Can image recognition and the Internet of Things work in tandem?
Yes—the smart home is a great example of this. At CES 2015, Panasonic demonstrated several image recognition-ready home appliances—adding cameras to everything from refrigerators and ovens to dishwashers and mirrors. Each appliance is internet-enabled, allowing consumers to track all of these appliances, including the products used with them, on their phone or tablet. The image recognition capability combined with the Internet of Things creates a stream of actionable data that benefits consumers and marketers alike. For example, Panasonic's smart mirror uses image recognition to identify and analyze your skin's condition, then makes beauty and grooming product recommendations that can be purchased immediately.
What other applications for image recognition are anticipated for marketers?

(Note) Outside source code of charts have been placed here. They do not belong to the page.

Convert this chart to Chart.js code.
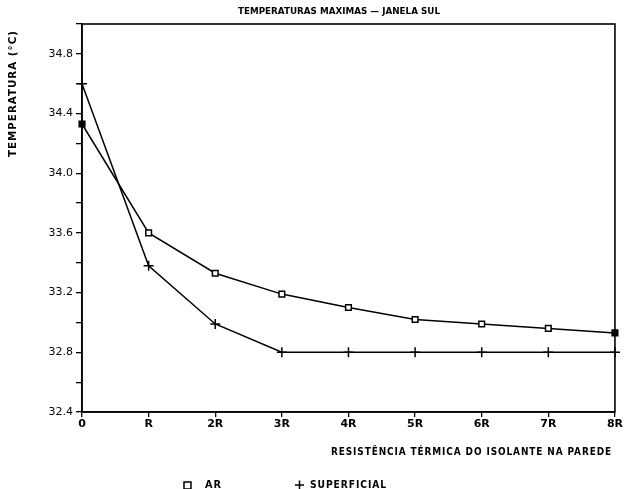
<!DOCTYPE html>
<html>
<head>
<meta charset="utf-8">
<script src="https://cdn.jsdelivr.net/npm/chart.js@4.4.1/dist/chart.umd.min.js"></script>
<style>
  html, body { margin: 0; padding: 0; background: #fff; }
  #wrap { width: 624px; height: 489px; position: relative; }
</style>
</head>
<body>
<div id="wrap"><canvas id="chartJanelaSul"></canvas></div>
<script>
(function() {
  'use strict';

  // Dados
  const categorias = ['0', 'R', '2R', '3R', '4R', '5R', '6R', '7R', '8R'];
  const tempAr = [34.33, 33.60, 33.33, 33.19, 33.10, 33.02, 32.99, 32.96, 32.93];
  const tempSuperficial = [34.60, 33.38, 32.99, 32.80, 32.80, 32.80, 32.80, 32.80, 32.80];
  const yMin = 32.4;
  const yMax = 35.0;
  const yPasso = 0.2;
  const yLabels = ['32.4', '32.8', '33.2', '33.6', '34.0', '34.4', '34.8'];

  const TITULO = 'TEMPERATURAS MAXIMAS — JANELA SUL';
  const TITULO_X = 'RESISTÊNCIA TÉRMICA DO ISOLANTE NA PAREDE';
  const TITULO_Y = 'TEMPERATURA (°C)';
  const FONTE = '"DejaVu Sans", sans-serif';

  // escreve o texto esticado/encolhido entre x0 e x1
  function textoAjustado(ctx, txt, x0, x1, y) {
    const w = ctx.measureText(txt).width;
    ctx.save();
    ctx.translate(x0, y);
    ctx.scale((x1 - x0) / w, 1);
    ctx.textAlign = 'left';
    ctx.fillText(txt, 0, 0);
    ctx.restore();
  }

  // Moldura, títulos e legenda desenhados à mão
  const textosPlugin = {
    id: 'textos',
    afterDraw(chart) {
      const ctx = chart.ctx;
      const a = chart.chartArea;
      ctx.save();
      ctx.strokeStyle = '#000';
      ctx.lineWidth = 1.6;
      ctx.strokeRect(a.left, a.top, a.right - a.left, a.bottom - a.top);

      ctx.fillStyle = '#000';
      ctx.textBaseline = 'middle';

      // título
      ctx.font = 'bold 9px ' + FONTE;
      textoAjustado(ctx, TITULO, 238, 440, 12);

      // título do eixo x
      ctx.font = 'bold 10px ' + FONTE;
      ctx.letterSpacing = '1px';
      textoAjustado(ctx, TITULO_X, 331, 612, 452);

      // título do eixo y
      ctx.save();
      ctx.translate(13, 157);
      ctx.rotate(-Math.PI / 2);
      textoAjustado(ctx, TITULO_Y, 0, 127, 0);
      ctx.restore();

      // legenda
      ctx.lineWidth = 1.5;
      ctx.strokeRect(184, 482, 7, 7);
      textoAjustado(ctx, 'AR', 205, 222, 485);
      ctx.beginPath();
      ctx.moveTo(295, 485); ctx.lineTo(304, 485);
      ctx.moveTo(299.5, 480.5); ctx.lineTo(299.5, 489.5);
      ctx.stroke();
      textoAjustado(ctx, 'SUPERFICIAL', 310, 387, 485);
      ctx.restore();
    }
  };

  function init() {
    const canvas = document.getElementById('chartJanelaSul');
    const ctx = canvas.getContext('2d');
    new Chart(ctx, {
      type: 'line',
      data: {
        labels: categorias,
        datasets: [{
          label: 'AR',
          data: tempAr,
          borderColor: '#000',
          borderWidth: 1.5,
          pointStyle: 'rect',
          pointRadius: 4,
          pointBorderWidth: 1.5,
          pointBackgroundColor: tempAr.map((v, i) => (i === 0 || i === tempAr.length - 1) ? '#000' : '#fff'),
          pointBorderColor: '#000',
          tension: 0,
          clip: false
        }, {
          label: 'SUPERFICIAL',
          data: tempSuperficial,
          borderColor: '#000',
          borderWidth: 1.5,
          pointStyle: 'cross',
          pointRadius: 5,
          pointBorderWidth: 1.5,
          pointBorderColor: '#000',
          tension: 0,
          clip: false
        }]
      },
      plugins: [textosPlugin],
      options: {
        responsive: true,
        maintainAspectRatio: false,
        animation: false,
        layout: { padding: { top: 24, right: 7, left: 0, bottom: 0 } },
        plugins: {
          legend: { display: false },
          title: { display: false },
          tooltip: { enabled: false }
        },
        scales: {
          x: {
            type: 'category',
            offset: false,
            border: { display: true, color: '#000', width: 1.6 },
            grid: { drawOnChartArea: false, drawTicks: true, tickLength: 5, color: '#000', lineWidth: 1.3 },
            ticks: {
              color: '#000',
              font: { family: FONTE, size: 11, weight: 'bold' },
              padding: 1,
              maxRotation: 0,
              autoSkip: false
            },
            afterFit(scale) { scale.height = 77; }
          },
          y: {
            min: yMin,
            max: yMax,
            border: { display: true, color: '#000', width: 1.6 },
            grid: { drawOnChartArea: false, drawTicks: true, tickLength: 6, color: '#000', lineWidth: 1.3 },
            ticks: {
              stepSize: yPasso,
              color: '#000',
              padding: 3,
              font: { family: FONTE, size: 11 },
              callback: function(value) {
                const txt = value.toFixed(1);
                return yLabels.indexOf(txt) >= 0 ? txt : '';
              }
            },
            afterFit(scale) { scale.width = 82; }
          }
        }
      }
    });
  }

  if (document.readyState === 'loading') {
    document.addEventListener('DOMContentLoaded', init);
  } else {
    init();
  }
})();
</script>
</body>
</html>
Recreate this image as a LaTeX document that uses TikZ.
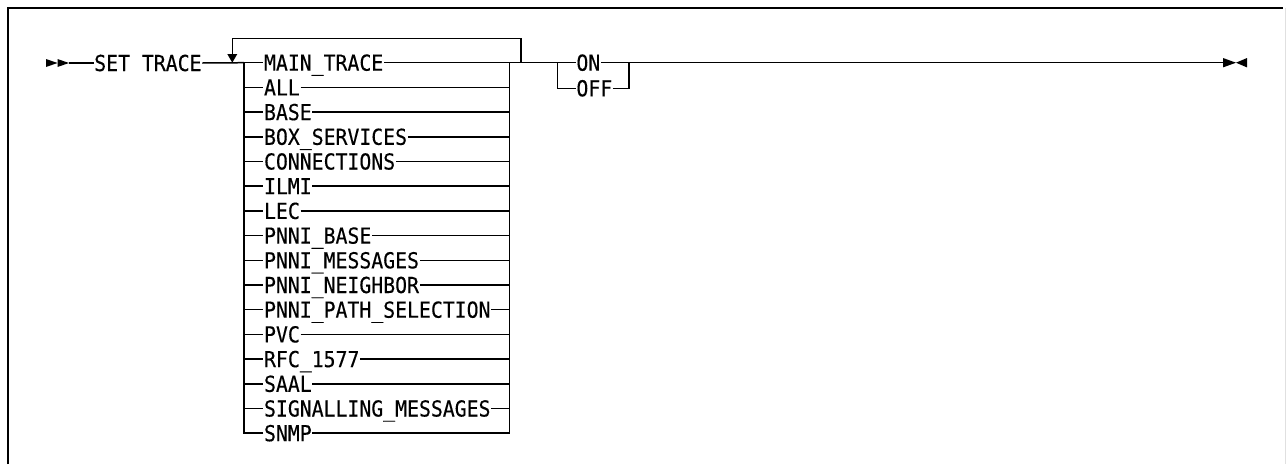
\documentclass[tikz,border=0pt]{standalone}
\usepackage{fontspec}
\newfontfamily\diagfont[FakeStretch=0.9,FakeBold=0.3]{DejaVu Sans Mono}
\begin{document}
\begin{tikzpicture}[x=1pt,y=-1pt,line width=1.5pt,
  lbl/.style={inner sep=0pt,anchor=west,font=\diagfont\fontsize{22}{22}\selectfont,text height=16pt,text depth=0pt},
  tipfill/.style={fill=black,draw=none}]
\useasboundingbox (0,0) rectangle (1286,464);
% frame
\draw[line width=2pt] (7.5,464) -- (7.5,7.5) -- (1283,7.5);
\draw[line width=0.6pt,black!12] (1285,7.5) -- (1285,464);
% start
\fill[tipfill] (46,59) -- (57.5,63) -- (46,67) -- cycle;
\fill[tipfill] (57.5,59) -- (69,63) -- (57.5,67) -- cycle;
\coordinate (start) at (69,63);
\node[lbl] (set) at (93.5,63) {SET TRACE};
\draw (start) -- (set.west);
% option stack
\foreach \t [count=\i from 0] in {MAIN\_TRACE,ALL,BASE,BOX\_SERVICES,CONNECTIONS,ILMI,LEC,PNNI\_BASE,PNNI\_MESSAGES,PNNI\_NEIGHBOR,PNNI\_PATH\_SELECTION,PVC,RFC\_1577,SAAL,SIGNALLING\_MESSAGES,SNMP}{
  \pgfmathsetmacro{\yy}{62.7+24.7*\i}
  \node[lbl] (o\i) at (263.3,\yy) {\t};
  \coordinate (L\i) at (244,\yy);
  \coordinate (R\i) at (509.3,\yy);
}
\foreach \i in {0,...,14}{
  \draw (L\i) -- (o\i.west);
  \draw (o\i.east) -- (R\i);
}
\draw (o15.west) -- (L15) -- (L0);
\draw (o15.east) -- (R15) -- (R0);
% repeat loop
\coordinate (J) at (521,62.7);
\coordinate (Jt) at (521,38.3);
\coordinate (At) at (232.3,38.3);
\coordinate (A) at (232.3,62.7);
\coordinate (Ab) at (232.3,55);
\draw (set.east) -- (L0);
\draw (R0) -- (J) -- (Jt) -- (At) -- (Ab);
\fill[tipfill] (227.3,54) -- (237.3,54) -- (A) -- cycle;
% ON / OFF
\coordinate (K0) at (557.3,62.7);
\coordinate (K1) at (557.3,88.3);
\coordinate (M0) at (629,62.7);
\coordinate (M1) at (629,88.3);
\node[lbl] (on) at (575.7,62.7) {ON};
\node[lbl] (off) at (575.7,88.3) {OFF};
\draw (J) -- (K0) -- (on.west);
\draw (K0) -- (K1) -- (off.west);
\draw (off.east) -- (M1) -- (M0);
\coordinate (fin) at (1223,62.7);
\draw (on.east) -- (M0) -- (fin);
% end
\fill[tipfill] (1223,58) -- (1236,62.7) -- (1223,67.4) -- cycle;
\fill[tipfill] (1247,58) -- (1236,62.7) -- (1247,67.4) -- cycle;
\end{tikzpicture}
\end{document}
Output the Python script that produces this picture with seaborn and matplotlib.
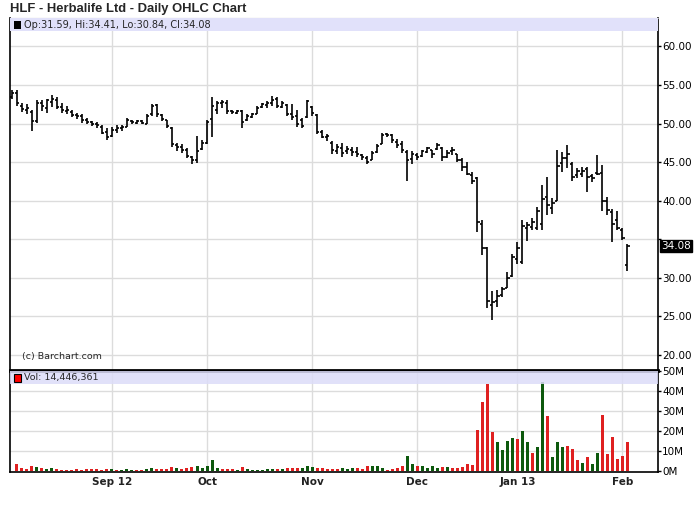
import matplotlib
matplotlib.use("Agg")
import matplotlib.pyplot as plt
from matplotlib.patches import Rectangle
import seaborn as sns
import numpy as np
import pandas as pd

# daily bars, Aug 6 2012 .. Feb 4 2013 (one row per trading day)
opens = [53.5, 54.0, 52.3, 51.8, 51.5, 50.3, 52.7, 52.0, 52.8, 53.1,
         52.1, 51.6, 51.5, 51.1, 51.0, 50.5, 50.2, 49.9, 49.6, 48.9,
         48.4, 49.1, 49.4, 49.6, 50.3, 50.1, 50.3, 50.0, 51.2, 52.4,
         51.1, 50.4, 49.4, 47.2, 47.0, 46.5, 45.6, 45.3, 46.7, 47.5,
         50.6, 51.8, 52.6, 52.7, 51.6, 51.4, 51.6, 50.5, 50.9, 51.3,
         52.1, 52.4, 52.6, 53.2, 52.2, 52.4, 51.3, 51.0, 50.4, 50.9,
         52.2, 51.1, 48.9, 48.2, 47.5, 46.4, 46.8, 46.4, 46.6, 46.3,
         45.9, 45.5, 45.3, 46.3, 47.4, 48.6, 48.5, 47.6, 47.3, 46.3,
         45.4, 45.9, 45.8, 46.3, 46.5, 46.7, 46.8, 45.7, 46.4, 46.0,
         45.2, 44.4, 43.3, 42.9, 36.9, 33.9, 26.5, 27.0, 27.7, 28.7,
         30.2, 32.4, 32.0, 36.5, 36.6, 36.4, 37.0, 40.4, 39.0, 40.0,
         44.9, 45.5, 44.8, 43.3, 43.4, 44.1, 43.2, 43.6, 43.6, 40.0,
         38.5, 37.5, 36.2, 31.59]
highs = [54.4, 54.3, 52.6, 52.5, 51.7, 53.0, 53.0, 53.2, 53.7, 53.4,
         52.6, 52.3, 51.7, 51.4, 51.2, 50.7, 50.3, 50.2, 49.8, 49.4,
         49.5, 49.8, 49.8, 50.7, 50.5, 50.5, 50.5, 51.2, 52.5, 52.5,
         51.2, 50.5, 49.5, 47.5, 47.3, 46.8, 45.8, 48.4, 47.9, 50.5,
         53.4, 52.9, 53.1, 53.1, 51.8, 51.8, 51.8, 51.2, 51.4, 52.3,
         52.7, 52.9, 53.6, 53.4, 52.9, 52.5, 52.5, 51.8, 50.7, 53.1,
         52.3, 51.2, 49.2, 48.6, 47.7, 47.3, 47.5, 47.1, 46.9, 46.9,
         46.0, 45.8, 46.4, 47.3, 48.8, 48.8, 48.6, 48.0, 47.7, 46.6,
         46.4, 46.2, 46.6, 47.0, 46.6, 47.5, 46.9, 46.6, 47.0, 46.1,
         45.5, 45.0, 43.7, 43.1, 37.5, 34.0, 28.3, 28.4, 28.8, 30.7,
         33.1, 34.6, 37.5, 37.2, 37.7, 39.2, 42.0, 43.1, 40.3, 46.5,
         46.3, 47.2, 45.0, 44.2, 44.4, 44.4, 43.5, 45.9, 44.6, 40.5,
         38.9, 38.7, 36.4, 34.41]
lows = [53.2, 52.3, 51.5, 51.3, 49.0, 50.1, 51.6, 51.4, 52.1, 51.9,
        51.4, 51.2, 50.8, 50.6, 50.1, 49.9, 49.7, 49.4, 48.6, 47.9,
        48.3, 48.8, 49.0, 49.6, 49.9, 49.9, 49.9, 49.9, 51.0, 50.9,
        50.3, 49.4, 47.0, 46.4, 46.2, 45.5, 44.8, 44.9, 46.6, 47.3,
        48.3, 51.2, 52.0, 51.2, 51.2, 51.2, 49.4, 50.3, 50.7, 51.2,
        52.0, 52.0, 52.3, 52.0, 52.0, 51.0, 50.5, 49.6, 49.4, 50.7,
        51.0, 48.6, 48.1, 47.7, 46.0, 46.0, 45.6, 46.0, 45.8, 45.6,
        45.3, 44.7, 45.3, 46.2, 47.3, 48.2, 47.5, 46.8, 46.2, 42.5,
        44.7, 45.3, 45.7, 46.2, 45.5, 46.6, 45.1, 45.5, 45.9, 45.0,
        43.9, 43.3, 42.2, 35.9, 32.9, 26.0, 24.5, 26.2, 27.5, 28.6,
        30.1, 31.8, 31.8, 34.8, 36.2, 36.2, 36.2, 38.1, 38.3, 40.0,
        43.7, 44.2, 42.6, 42.9, 43.1, 41.1, 42.4, 43.3, 38.7, 38.1,
        34.6, 36.2, 34.9, 30.84]
closes = [54.0, 52.7, 51.9, 52.0, 50.3, 52.6, 52.3, 53.0, 53.2, 52.2,
          51.7, 51.8, 51.1, 51.0, 50.5, 50.2, 49.9, 49.8, 48.8, 48.3,
          49.2, 49.4, 49.6, 50.4, 50.2, 50.3, 50.1, 51.0, 52.3, 51.2,
          50.6, 49.7, 47.4, 46.9, 46.6, 45.8, 45.2, 46.4, 47.5, 50.2,
          52.3, 52.6, 52.8, 51.6, 51.5, 51.6, 50.2, 51.0, 51.2, 52.0,
          52.5, 52.7, 53.0, 52.3, 52.6, 51.3, 50.9, 50.0, 49.7, 52.9,
          51.4, 48.9, 48.3, 48.4, 46.5, 46.9, 46.2, 46.7, 46.3, 46.0,
          45.6, 45.0, 46.2, 47.1, 48.5, 48.5, 47.8, 47.2, 46.5, 45.3,
          46.0, 45.6, 46.4, 46.8, 46.0, 47.2, 45.6, 46.2, 46.5, 45.3,
          44.3, 43.5, 42.6, 37.2, 33.9, 27.0, 26.8, 27.6, 28.5, 29.9,
          32.7, 33.9, 36.7, 36.8, 37.2, 38.7, 40.2, 39.4, 39.7, 44.5,
          45.5, 46.0, 43.0, 43.8, 43.9, 43.0, 42.9, 43.5, 40.0, 38.8,
          37.0, 36.4, 35.2, 34.08]
# volume in millions of shares
volumes = [0.0, 3.5, 1.7, 1.0, 2.5, 2.0, 1.5, 1.2, 1.5, 1.2,
           0.7, 0.7, 0.7, 1.0, 0.7, 1.0, 1.0, 1.0, 0.7, 1.0,
           1.0, 0.7, 0.7, 1.0, 0.7, 0.7, 0.7, 1.0, 1.5, 1.0,
           1.0, 1.0, 2.0, 1.5, 1.0, 1.5, 2.0, 2.5, 1.5, 2.5,
           5.7, 1.5, 1.0, 1.0, 1.0, 0.7, 2.0, 1.0, 0.7, 0.7,
           0.7, 1.0, 1.0, 1.0, 1.0, 1.5, 1.5, 1.5, 1.5, 2.5,
           2.0, 1.5, 1.5, 1.0, 1.0, 1.0, 1.5, 1.0, 1.3, 1.3,
           1.0, 2.5, 2.5, 2.5, 1.5, 0.5, 1.0, 1.5, 2.5, 7.5,
           3.5, 2.5, 2.5, 1.5, 2.5, 1.5, 2.0, 2.0, 1.5, 1.5,
           2.0, 3.5, 3.0, 20.5, 34.5, 43.5, 19.5, 14.5, 10.5, 15.0,
           16.5, 16.0, 20.0, 14.5, 9.0, 12.0, 44.5, 27.5, 7.0, 14.5,
           12.0, 12.5, 11.0, 5.5, 4.0, 7.0, 3.5, 9.0, 28.0, 8.5,
           17.0, 6.0, 7.5, 14.45]
# u = close above previous close (green), d = below (red)
vol_dir = list("ddddduduud" "dddddddddd" "uduuudduud" "ddduddduuu"
               "uuddduduuu" "uuududdduu" "uddddduuud" "dduuuddddu"
               "uduuuududd" "ddddddduuu" "uduuduuduu" "uddduduudd"
               "dddd")

month_pos = [20, 39, 60, 81, 101, 122]
month_labels = ["Sep 12", "Oct", "Nov", "Dec", "Jan 13", "Feb"]
price_ticks = [20, 25, 30, 35, 40, 45, 50, 55, 60]
vol_ticks = [0, 10, 20, 30, 40, 50]

sns.set_style("white")
plt.rcParams['font.family'] = ['DejaVu Sans']

df = pd.DataFrame({'day': np.arange(len(closes)), 'open': opens, 'high': highs,
                   'low': lows, 'close': closes, 'vol': volumes, 'dir': vol_dir})

fig = plt.figure(figsize=(7, 5.12), dpi=100)
ax = fig.add_axes([10 / 700, 142 / 512, 648 / 700, 352 / 512])
axv = fig.add_axes([10 / 700, 40 / 512, 648 / 700, 101 / 512])

grid_c = '#dcdcdc'
xlim = (-0.36, 129.1)

# price panel
for a in (ax, axv):
    for p in month_pos:
        a.axvline(p, color=grid_c, lw=1, zorder=0)
for v in price_ticks:
    ax.axhline(v, color=grid_c, lw=1, zorder=0)
ax.vlines(df['day'], df['low'], df['high'], color='black', lw=1.2, zorder=3)
ax.hlines(df['open'], df['day'] - 0.45, df['day'], color='black', lw=1.2, zorder=3)
ax.hlines(df['close'], df['day'], df['day'] + 0.45, color='black', lw=1.2, zorder=3)
ax.set_xlim(*xlim)
ax.set_ylim(18.0, 63.7)
ax.set_xticks([])
ax.yaxis.tick_right()
ax.set_yticks(price_ticks)
ax.set_yticklabels(['' if v == 35 else f'{v:.2f}' for v in price_ticks])
ax.tick_params(axis='y', direction='out', length=2, width=1, pad=1,
               labelsize=7.5, colors='black', right=True)

ax.add_patch(Rectangle((0, 1 - 13 / 352), 1, 13 / 352, transform=ax.transAxes,
                       facecolor='#e1e1fa', edgecolor='none', zorder=4))
ax.add_patch(Rectangle((0.006, 1 - 10.5 / 352), 0.011, 8 / 352, transform=ax.transAxes,
                       facecolor='black', edgecolor='none', zorder=5))
last = df.iloc[-1]
ax.text(0.021, 1 - 6.5 / 352,
        f"Op:{last['open']:.2f}, Hi:{last['high']:.2f}, Lo:{last['low']:.2f}, Cl:{last['close']:.2f}",
        transform=ax.transAxes, fontsize=7.0, va='center', ha='left', zorder=5)
ax.text(0.018, 0.038, "(c) Barchart.com", transform=ax.transAxes,
        fontsize=6.8, va='center', ha='left', zorder=5)
ax.annotate(f"{last['close']:.2f}", xy=(1.0, last['close']),
            xycoords=('axes fraction', 'data'), xytext=(2, 0),
            textcoords='offset points', fontsize=7.5, color='white',
            va='center', ha='left', annotation_clip=False,
            bbox=dict(boxstyle='square,pad=0.1', facecolor='black', edgecolor='black'))

for s in ('left', 'right', 'bottom'):
    ax.spines[s].set_color('black')
    ax.spines[s].set_linewidth(1.2)
ax.spines['top'].set_color('#9a9a9a')
ax.spines['top'].set_linewidth(0.8)
ax.spines['bottom'].set_linewidth(2)

fig.text(10 / 700, 1 - 9 / 512, "HLF - Herbalife Ltd - Daily OHLC Chart",
         family='Liberation Sans', fontweight='bold', fontsize=9.4,
         va='center', ha='left')

# volume panel
for v in vol_ticks[1:]:
    axv.axhline(v, color=grid_c, lw=1, zorder=0)
sns.barplot(data=df, x='day', y='vol', hue='dir', palette={'u': '#006600', 'd': '#ff0000'},
            native_scale=True, width=0.6, legend=False, ax=axv, zorder=2, linewidth=0)
axv.set_xlim(*xlim)
axv.set_ylim(-0.5, 50)
axv.set_xlabel('')
axv.set_ylabel('')
axv.yaxis.tick_right()
axv.set_yticks(vol_ticks)
axv.set_yticklabels([f'{v}M' for v in vol_ticks])
axv.tick_params(axis='y', direction='out', length=2, width=1, pad=1,
                labelsize=7.5, colors='black', right=True)
axv.set_xticks(month_pos)
axv.set_xticklabels(month_labels, fontweight='bold', fontsize=7.5, color='#222222')
axv.tick_params(axis='x', length=0, pad=3.5)
axv.add_patch(Rectangle((0, 1 - 13 / 101), 1, 13 / 101, transform=axv.transAxes,
                        facecolor='#dcdcf8', edgecolor='none', alpha=0.85, zorder=4))
axv.add_patch(Rectangle((0.006, 1 - 10.5 / 101), 0.011, 8 / 101, transform=axv.transAxes,
                        facecolor='#ff0000', edgecolor='black', lw=0.8, zorder=5))
axv.text(0.021, 1 - 6.5 / 101, "Vol: 14,446,361", transform=axv.transAxes,
         fontsize=6.8, va='center', ha='left', zorder=5)
for s in ('left', 'right', 'bottom', 'top'):
    axv.spines[s].set_color('black')
    axv.spines[s].set_linewidth(1.2)
axv.spines['top'].set_linewidth(2)

fig.savefig('out.png', dpi=100)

A few months ago, Pinterest launched a search feature that enables users to tap any object within a photo to match it to similar ones found in other pins—including where to purchase it. There's also a new software program out of Edith Cowan University in Australia that can determine the species of a plant based on a photo of a single leaf, kind of like a 'Shazam for plants.' For farmers, this could lead to better, faster ways to monitor crops. For food marketers, this could translate into new ways to connect consumers with the people growing their dinner—from farm to plate. Marketers are really just starting to understand the full potential of image recognition technology, and with each new image, there's a new opportunity.